Werner Danielsen was swimming at Sai Noi Beach off Khao Tao Village, Hua Hin when a shark grabbed his left foot.
“I was about 100 yards from the land when it was raining. It took three bites and then disappeared,” Danielsen told NTB, a Norwegian news agency*.
The Norwegian began swimming back to shore. “It was a long way to land, so it was a tough experience. I was terrified, afraid that the sharks in the area should go after the blood and attack again,” he said.
The 54-year-old man was able to make it back to shore and was assisted out of the water by friends and beachgoers.
Four men carried Danielson to the beach entrance and tightened a towel into a makeshift tourniquet to stem bleeding. Locals arranged transportation to the hospital via a pickup truck. Several of the Good Samaritans carried Danielson to the waiting truck.
He received 19 stitches at the local hospital.
“I have three different bitemarks. Fortunately, all the bites were above the heel, so it was impossible to bite over the heel,” he said.
If translations of his account are correct, it appears he may have several broken bones in his foot from the top of the big toe back to the heel.
“I have no feelings in three of my toes, but I’m optimistic,” he said.

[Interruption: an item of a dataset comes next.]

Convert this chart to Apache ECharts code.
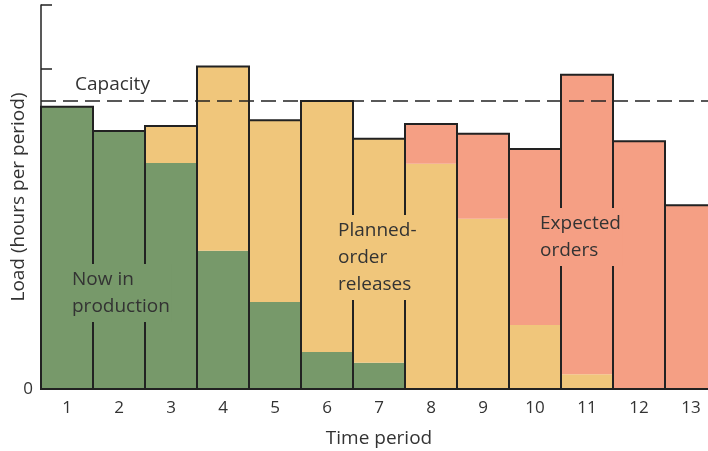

Danielson, whose wife is Thai, said he is not afraid to return to the same beach after he heals.
“I have been to Hua Hin and the bath room [see translation] for many years, and there has never been any problem. I’m going to think about sharks the next time I bathe, but I do not think I’m afraid.”
Reaction to his bite has been unusual.
Tracking Sharks became aware of the incident April 16, at which time officials said Danielson had been injured on sea rocks. A video showing a bleeding Danielson being carried from the water posted to social media was quickly deleted.
Officials have now confirmed he was bitten by a shark and have taken anti-shark measures.
Both municipal and provincial budgets have been tapped to install a 350-meter net at Sai Noi Beach. The net is expected to be installed with in 20 days.
Warning signs have also been placed advising swimmers not to swim farther than 20 meters from shore.
Boats will be stationed along the beaches to ensure rapid response to any possible shark attack.
While the reaction has been swift, the use of a shark net could be considered a bad decision. Nets will often catch nontargeted species such as turtles, dolphins and other harmless sea creatures.
The odds of being bitten by a shark are extremely slim. One contributing factor in Mr. Danielsen’s bite was the distance from shore at which he was swimming.
There have been a total of 19 shark attack bites* in 2018, 0 of which were fatal**; 1 was reported in the US, with 0 occurring in Florida and 1 in Hawaii. Nine have been reported in Australia, none of which was fatal. Two unconfirmed worldwide and not included in the total count.
All locations have been marked on the 2018 Shark Attack Bites Tracking Map.